Dholes are endangered large carnivores, dependent on large prey such as deer for their survival. Dholes often defecate communally, which is to say that the whole pack usually defecates at the same time, so a large number of dhole droppings may be found at the same place. These communal defecation sites may serve as territory markings or for advertisement, but further study would help ascertain the cause of this behaviour. Video courtesy Maharashtra Forest Department/ WRCS

A conservation blueprint

So how can conservation work in this landscape? Similar to most other places, the Sahyadri corridor is plagued with immense challenges. The most critical is the lack of any legal recognition of this corridor, which is otherwise just Reserved Forest.

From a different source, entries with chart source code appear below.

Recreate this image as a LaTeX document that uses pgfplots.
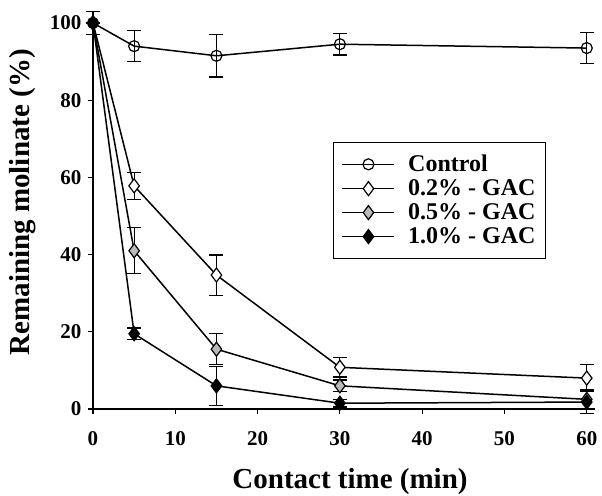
\documentclass[border=0pt]{standalone}
\usepackage{pgfplots}
\pgfplotsset{compat=1.18}
\usepackage{fontspec}
\setmainfont{Liberation Serif}
\pgfplotstableread{
x y e
0 100 3
5 94 4
15 91.5 5.5
30 94.5 2.8
60 93.5 4
}\control
\pgfplotstableread{
x y e
0 100 0
5 57.8 3.5
15 34.7 5.2
30 10.8 2.5
60 8 3.5
}\gacA
\pgfplotstableread{
x y e
0 100 0
5 41 6
15 15.5 4
30 6 1.5
60 2.5 2.5
}\gacB
\pgfplotstableread{
x y e
0 100 0
5 19.5 1.5
15 6 5
30 1.5 1
60 1.8 3
}\gacC
\begin{document}
\begin{tikzpicture}
\begin{axis}[
    scale only axis,
    width=502pt,height=397.6pt,
    xmin=0,xmax=61,ymin=0,ymax=103,
    axis lines=left,
    axis line style={-,line width=1.2pt},
    tick align=outside,
    tick style={line width=1.2pt,black},
    major tick length=5pt,
    xtick={0,10,...,60},ytick={0,20,...,100},
    /pgf/number format/assume math mode=true,
    ticklabel style={font=\fontsize{21}{23}\selectfont\bfseries},
    xticklabel style={yshift=-14pt},
    yticklabel style={xshift=-3pt},
    xlabel={Contact time (min)},
    ylabel={Remaining molinate (\%)},
    label style={font=\fontsize{29}{31}\selectfont\bfseries},
    xlabel style={at={(axis description cs:0.512,-0.199)},anchor=base},
    ylabel style={at={(axis description cs:-0.1255,0.52)},anchor=base},
    every axis plot/.append style={line width=1.5pt,black},
    error bars/y dir=both,
    error bars/y explicit,
    error bars/error bar style={line width=1.2pt},
    error bars/error mark options={rotate=90,mark size=7pt,line width=1.2pt},
    legend style={at={(axis cs:29.2,69.2)},anchor=north west,
        font=\fontsize{24}{26}\selectfont\bfseries,
        nodes={font=\fontsize{24}{26}\selectfont\bfseries,inner ysep=2pt},
        column sep=11pt,row sep=2.5pt,
        draw=black,line width=0.8pt,inner xsep=8pt,inner ysep=11pt},
    legend cell align=left,
    legend image code/.code={
        \draw[line width=1.5pt,mark repeat=2,mark phase=2] plot coordinates {(0pt,0pt)(26pt,0pt)(52pt,0pt)};
    },
    clip=false
]
\addplot[mark=o,mark size=5.5pt,mark options={fill=white,line width=1.2pt}]
    table[x=x,y=y,y error=e]{\control};
\addlegendentry{Control}
\addplot[mark=diamond*,mark size=7pt,mark options={fill=white,line width=1.2pt}]
    table[x=x,y=y,y error=e]{\gacA};
\addlegendentry{0.2\% - GAC}
\addplot[mark=diamond*,mark size=7pt,mark options={fill=gray!55,line width=1.2pt}]
    table[x=x,y=y,y error=e]{\gacB};
\addlegendentry{0.5\% - GAC}
\addplot[mark=diamond*,mark size=7pt,mark options={fill=black,line width=1.2pt}]
    table[x=x,y=y,y error=e]{\gacC};
\addlegendentry{1.0\% - GAC}
\coordinate (O) at (axis cs:0,0);
\end{axis}
\pgfresetboundingbox
\path[use as bounding box] ([shift={(-93pt,-86pt)}]O) rectangle ([shift={(509pt,409pt)}]O);
\end{tikzpicture}
\end{document}
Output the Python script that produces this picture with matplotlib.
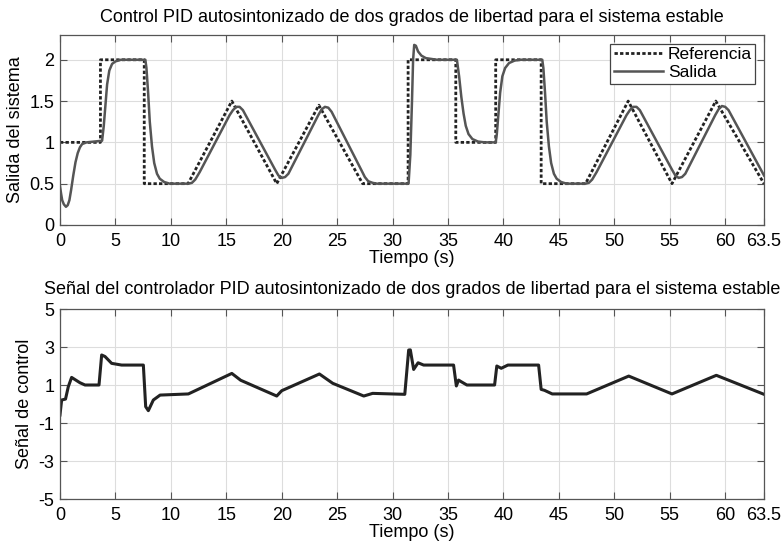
import matplotlib.pyplot as plt

plt.rcParams['font.family'] = ['Liberation Sans', 'DejaVu Sans']
plt.rcParams['axes.unicode_minus'] = False

# referencia (escalones y rampas)
ref_t = [0, 3.65, 3.65, 7.6, 7.6, 11.55, 15.5, 19.55, 23.35, 27.3, 31.4, 31.4,
         35.7, 35.7, 39.3, 39.3, 43.4, 43.4, 47.4, 51.25, 55.2, 59.15, 63.5]
ref_y = [1, 1, 2, 2, 0.5, 0.5, 1.5, 0.5, 1.45, 0.5, 0.5, 2,
         2, 1, 1, 2, 2, 0.5, 0.5, 1.5, 0.5, 1.5, 0.5]

# salida del sistema
out_t = [0, 0.1, 0.2, 0.35, 0.54, 0.7, 0.85, 1.0, 1.2, 1.4, 1.6, 1.8, 2.0, 2.4,
         3.8, 3.95, 4.1, 4.25, 4.45, 4.7, 5.0, 5.5,
         7.7, 7.8, 7.95, 8.1, 8.3, 8.5, 8.75, 9.0, 9.4, 9.9,
         11.6, 11.9, 12.2, 12.6, 15.3, 15.6, 15.9, 16.2, 16.5,
         19.4, 19.7, 20.0, 20.3, 20.6, 23.3, 23.6, 23.9, 24.2, 24.5,
         27.2, 27.5, 27.8, 28.2, 28.6,
         31.4, 31.45, 31.6, 31.75, 31.85, 31.95, 32.1, 32.3, 32.6, 33.0, 33.5, 34.0,
         35.8, 35.85, 36.0, 36.2, 36.4, 36.6, 36.85, 37.2, 37.7, 38.3,
         39.3, 39.4, 39.55, 39.7, 39.9, 40.15, 40.5, 41.0, 41.5,
         43.5, 43.6, 43.75, 43.9, 44.1, 44.3, 44.55, 44.8, 45.2, 45.7,
         47.4, 47.7, 48.0, 48.4, 51.1, 51.4, 51.7, 52.0, 52.3,
         55.2, 55.5, 55.8, 56.1, 56.4, 59.1, 59.4, 59.7, 60.0, 60.3, 63.5]
out_y = [0.47, 0.38, 0.3, 0.25, 0.22, 0.24, 0.3, 0.42, 0.6, 0.76, 0.87, 0.94, 0.98, 1.0,
         1.02, 1.2, 1.45, 1.7, 1.87, 1.95, 1.98, 2.0,
         2.0, 1.9, 1.6, 1.25, 0.95, 0.75, 0.62, 0.56, 0.52, 0.5,
         0.5, 0.51, 0.55, 0.64, 1.33, 1.39, 1.43, 1.43, 1.39,
         0.67, 0.6, 0.57, 0.58, 0.62, 1.33, 1.4, 1.43, 1.42, 1.37,
         0.66, 0.58, 0.53, 0.51, 0.5,
         0.5, 0.52, 0.85, 1.5, 2.0, 2.18, 2.17, 2.1, 2.05, 2.02, 2.01, 2.0,
         2.0, 1.95, 1.8, 1.55, 1.35, 1.2, 1.1, 1.04, 1.01, 1.0,
         1.0, 1.1, 1.35, 1.6, 1.8, 1.9, 1.96, 1.99, 2.0,
         2.0, 1.9, 1.6, 1.25, 0.95, 0.75, 0.62, 0.56, 0.52, 0.5,
         0.5, 0.51, 0.55, 0.64, 1.33, 1.39, 1.43, 1.43, 1.39,
         0.67, 0.6, 0.57, 0.58, 0.62, 1.33, 1.4, 1.44, 1.43, 1.39, 0.6]

# señal de control
u_t = [0, 0.15, 0.5, 0.75, 1.05, 1.8, 2.26, 3.52, 3.76, 4.06, 4.66, 5.56, 7.52,
       7.73, 7.97, 8.42, 9.03, 11.58, 15.5, 16.3, 19.55, 20.0, 23.4, 24.6, 27.4,
       28.2, 31.1, 31.45, 31.6, 31.9, 32.3, 32.8, 35.5, 35.75, 35.95, 36.2, 36.7,
       39.2, 39.4, 39.8, 40.4, 43.17, 43.4, 43.7, 44.4, 47.5, 51.3, 55.2, 59.2, 63.5]
u_y = [-0.58, 0.21, 0.26, 0.91, 1.4, 1.12, 1.0, 1.0, 2.58, 2.5, 2.14, 2.05, 2.05,
       -0.14, -0.35, 0.21, 0.47, 0.53, 1.61, 1.25, 0.42, 0.7, 1.58, 1.09, 0.42,
       0.56, 0.51, 2.84, 2.85, 1.82, 2.17, 2.05, 2.05, 0.95, 1.26, 1.17, 1.0,
       1.0, 2.0, 1.88, 2.05, 2.05, 0.77, 0.72, 0.53, 0.53, 1.47, 0.53, 1.51, 0.51]

xticks = [0, 5, 10, 15, 20, 25, 30, 35, 40, 45, 50, 55, 60, 63.5]
xticklabels = ['0', '5', '10', '15', '20', '25', '30', '35', '40', '45', '50', '55', '60', '63.5']

fig = plt.figure(figsize=(7.84, 5.45), dpi=100)
ax1 = fig.add_axes([0.0765, 0.5872, 0.898, 0.3486])
ax2 = fig.add_axes([0.0765, 0.0844, 0.898, 0.3486])


def style(ax):
    ax.set_xlim(0, 63.5)
    ax.set_xticks(xticks)
    ax.set_xticklabels(xticklabels)
    ax.grid(True, color='#dddddd', linewidth=0.8)
    ax.set_axisbelow(True)
    ax.tick_params(direction='in', top=True, right=True, labelsize=13,
                   length=5, color='#555555', pad=4)
    ax.tick_params(axis='x', pad=6)
    for s in ax.spines.values():
        s.set_color('#555555')
        s.set_linewidth(0.9)
    ax.set_xlabel('Tiempo (s)', fontsize=13, labelpad=0)


ax1.plot(ref_t, ref_y, linestyle=(0, (1.2, 0.8)), color='#222222', linewidth=2,
         label='Referencia')
ax1.plot(out_t, out_y, color='#555555', linewidth=1.8, label='Salida')
style(ax1)
ax1.set_ylim(0, 2.3)
ax1.set_yticks([0, 0.5, 1, 1.5, 2])
ax1.set_yticklabels(['0', '0.5', '1', '1.5', '2'])
ax1.set_ylabel('Salida del sistema', fontsize=13, labelpad=4)
ax1.set_title('Control PID autosintonizado de dos grados de libertad para el sistema estable',
              fontsize=13, pad=9)
leg = ax1.legend(loc='upper right', fontsize=12.5, fancybox=False, framealpha=1,
                 edgecolor='#444444', borderpad=0.2, handlelength=2.8,
                 handletextpad=0.3, labelspacing=0.15, borderaxespad=0.5)
leg.get_frame().set_linewidth(0.9)

ax2.plot(u_t, u_y, color='#222222', linewidth=2.2)
style(ax2)
ax2.set_ylim(-5, 5)
ax2.set_yticks([-5, -3, -1, 1, 3, 5])
ax2.set_yticklabels(['-5', '-3', '-1', '1', '3', '5'])
ax2.set_ylabel('Señal de control', fontsize=13, labelpad=4)
ax2.set_title('Señal del controlador PID autosintonizado de dos grados de libertad para el sistema estable',
              fontsize=13, pad=11)

fig.savefig('out.png', dpi=100)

Although this has started to change. Some corridors have been included in the Tiger Conservation Plans (TCPs) of Tiger Reserves, which give them some legal protection, but more areas need to be added to secure remnant habitats within larger Tiger Conservation Landscapes. Illegal hunting is also widespread in this region, and competition that local people create by hunting and grazing livestock in Reserved Forests severely affects wild ungulates and carnivores. High densities of free-grazing livestock in forests compete for forage with large herbivores, usually resulting in the space being avoided by wild ungulates, while hunting severely depletes prey densities for large carnivores. 

Conservation can work through a landscape conservation strategy to improve management of protected areas, maintain connectivity in the landscape by reducing habitat fragmentation, and improve management of Reserved Forests in the corridors. This is by no means possible unless there is widespread support to conserve these iconic species, especially by politicians and forest departments, but also by civil society. Conservationists are working tirelessly to make positive changes so that we can cherish wildlife for a long time to come. Tigers can continue to survive in the Sahyadris, but we need to fulfil our commitments to keep these places wild.